Один из Соловецких узников, священник Лавровский, следующим образом описывает условия монастырского заточения при архимандрите Досифее Немчинове в начале 30-х годов: "тюрьма Соловецкая при архимандрите Досифее была, действительно, несносным игом. В каждом чулане, всегда почти запертом, трех аршин длины, в два аршина с двумя или тремя вершками ширины, находилось по два арестанта; между двух коек был проход только для одного узника; рамы не имели форточек, отчего воздух стеснительный делался удушающим, и одно милосердие Божие спасало страдальцев. Для естественной нужды не дозволялось выходить в нужное место, куда однажды только в сутки выносили арестанты из чуланов свои судна ("параши") для очищения. Пища давалась убогая; арестанты восхищались от радости, когда им изредка приносим был мягкий хлеб. В продолжительные зимние ночи узникам не дозволялось при огне и поужинать; посему, держа только пред лицом ложку, ощупью употребляли они пищу. Но всех прискорбий тогдашнего содержания и объявить не можно".[2]

Стоит только на минуту остановиться и вникнуть в это краткое и безыскусственное описание, чтобы представить себе то поистине ужасное существование, то мучительство, на которое обрекались в 30-ые годы несчастные арестанты монастырского острога. Между тем, именно в 30-ые-то годы ссылка в монастырские тюрьмы была особенно в ходу. Вообще император Николай Павлович был большой сторонник этой меры, и она действительно очень широко применялась в течение всего его царствования. Он ссылал в монастыри не только религиозных преступников, но и политических; так, между прочим, при нем были сосланы в Соловки в 1828 году студенты Московского университета Николай Попов и Михаил Критский, как "изобличенные в соучастии в злоумышленном обществе" (по делу декабристов). Значительно позднее, а именно в 1850 году в Соловецкую тюрьму был сослан бывший студент из полтавских дворян Георгий Андрузский "за вредный образ мыслей и злонамеренные сочинения".

Ссылка в Соловки одно время угрожала даже нашему великому поэту А. С. Пушкину. Его известная "Ода вольности" и тот факт, что Пушкин открыто показывал своим соседям в театре портрет Лувеля, убийцы герцога Беррийского, вызвали против него преследования администрации. Пушкину грозило предание суду и ссылка в Соловецкий монастырь или в Сибирь.
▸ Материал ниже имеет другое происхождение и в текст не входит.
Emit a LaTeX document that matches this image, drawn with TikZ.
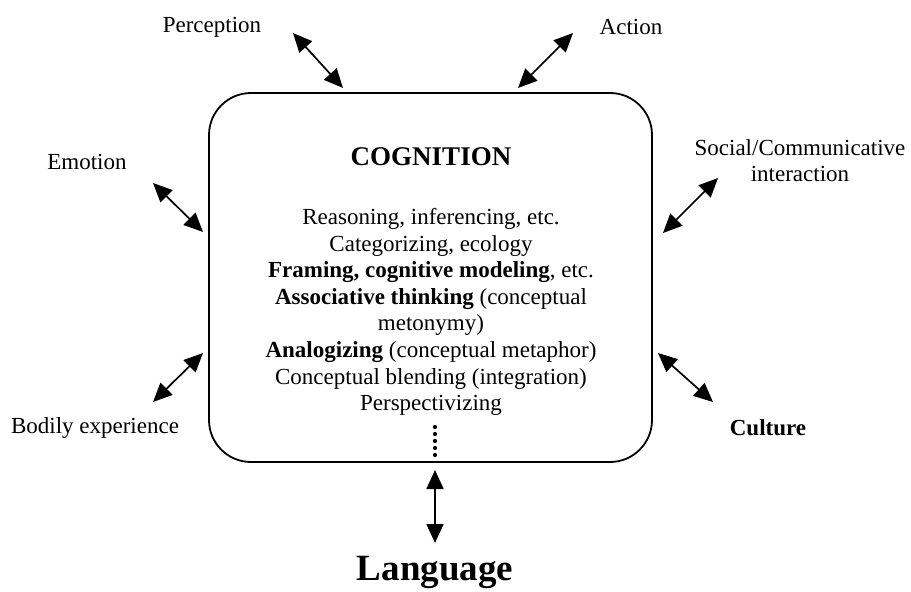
\documentclass[tikz,border=0pt]{standalone}
\usepackage{fontspec}
\setmainfont{Liberation Serif}
\usetikzlibrary{arrows.meta, positioning}

\begin{document}
\begin{tikzpicture}[
    x=1pt, y=-1pt,
    cogbox/.style={
        draw, line width=1.8pt, rounded corners=42pt,
        minimum width=443pt, minimum height=369pt
    },
    factor/.style={font=\fontsize{23}{26}\selectfont, align=center, inner sep=0pt},
    link/.style={{Triangle[length=19pt,width=17pt]}-{Triangle[length=19pt,width=17pt]}, line width=1.7pt}
]
\useasboundingbox (0,0) rectangle (911,592);

% the central box
\node[cogbox] (cog) at (430.5,277.5) {};
\node[font=\fontsize{27}{30}\selectfont\bfseries, inner sep=0pt] (title) at (431,157) {COGNITION};
\node[font=\fontsize{23}{26.6}\selectfont, align=center, inner sep=0pt] (list) at (431,312) {
    Reasoning, inferencing, etc.\\
    Categorizing, ecology\\
    \textbf{Framing, cognitive modeling}, etc.\\
    \textbf{Associative thinking} (conceptual\\
    metonymy)\\
    \textbf{Analogizing} (conceptual metaphor)\\
    Conceptual blending (integration)\\
    Perspectivizing
};
\foreach \i in {0,...,4}
    \fill (435,427+7*\i) circle (2.1pt);

% the factors round it
\node[factor] (perc) at (212,27) {Perception};
\node[factor] (act) at (631,27) {Action};
\node[factor] (emo) at (87,162) {Emotion};
\node[factor] (soc) at (800,161) {Social/Communicative\\interaction};
\node[factor] (body) at (95,428) {Bodily experience};
\node[factor, font=\fontsize{23}{26}\selectfont\bfseries] (cult) at (768,428) {Culture};
\node[font=\fontsize{37}{40}\selectfont\bfseries, inner sep=0pt] (lang) at (435,572) {Language};

% arrow ends
\coordinate (perc-a) at (293,33);  \coordinate (perc-b) at (343,88);
\coordinate (act-a)  at (573,33);  \coordinate (act-b)  at (518,88);
\coordinate (emo-a)  at (153,183); \coordinate (emo-b)  at (203,232);
\coordinate (soc-a)  at (718,178); \coordinate (soc-b)  at (663,233);
\coordinate (body-a) at (203,353); \coordinate (body-b) at (153,402);
\coordinate (cult-a) at (658,353); \coordinate (cult-b) at (713,402);
\coordinate (lang-a) at (435,470); \coordinate (lang-b) at (435,543);

\draw[link] (perc-a) -- (perc-b);
\draw[link] (act-a) -- (act-b);
\draw[link] (emo-a) -- (emo-b);
\draw[link] (soc-a) -- (soc-b);
\draw[link] (body-a) -- (body-b);
\draw[link] (cult-a) -- (cult-b);
\draw[link] (lang-a) -- (lang-b);

\end{tikzpicture}
\end{document}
Благодаря энергичным хлопотам его друзей, страшная опасность, угрожавшая поэту, к великому счастью России миновала, и вместо Соловок он попал в Екатеринослав.

А. С. Пушкин был не единственным представителем литературы, которому угрожало заточение в монастыре. Значительно позднее, а именно в начале 60-х годов, к ссылке в Соловецкий монастырь был приговорен известный; писатель Аф. Прок. Щапов за устройство им панихиды по Петрове, вызвавшем крестьянские волнения в селе Бездне, Казанской губернии. Биограф Щапова, профессор Н. Я. Аристов, сообщает, что "когда кончилось следствие над студентами Казанской духовной академии (принимавшими участие в панихиде) и многим из них было определено наказание, тогда Св. Синод приговорил и Щапова, как принадлежащего к духовному ведомству и виновника панихиды, сослать в Соловецкий монастырь на смирение".[3]

По словам Аристова, "пришлось много хлопотать, чтобы синодское определение не приводилось в исполнение, а Щапову оно доставило сильные неприятности, и он сгоряча совсем было написал и подал прошение, чтобы его сослали лучше в Сибирь, а не в заточение на Соловецком "отоке окиана-моря". Некоторые из высокопоставленных лиц приняли участие в Щапове и доказали, что он, как прощенный государем императором, уже не подлежит суду духовного начальства".[4]

Но если Щапову, благодаря ходатайствам влиятельных лиц, удалось избежать Соловецкой тюрьмы, то другой наиболее активный участник этой истории, священник Яхонтов, совершавший панихиду по Антоне Петрове, жестоко поплатился за это: по решению Св. Синода он был сослан в Соловецкий монастырь. Ссылка эта отразилась на нем крайне печально: Яхонтов заболел психическим расстройством. Впоследствии, оправившись от болезни, он поступил в монахи Соловецкого монастыря, а затем был послан в Сибирь в качестве миссионера.

  1. "Рус Старина", 1887 г , N 10.
  2. Там же.
  3. Н. Я. Аристов: "Афанасий Прок. Щапов", Спб. 1883 г., стр. 73.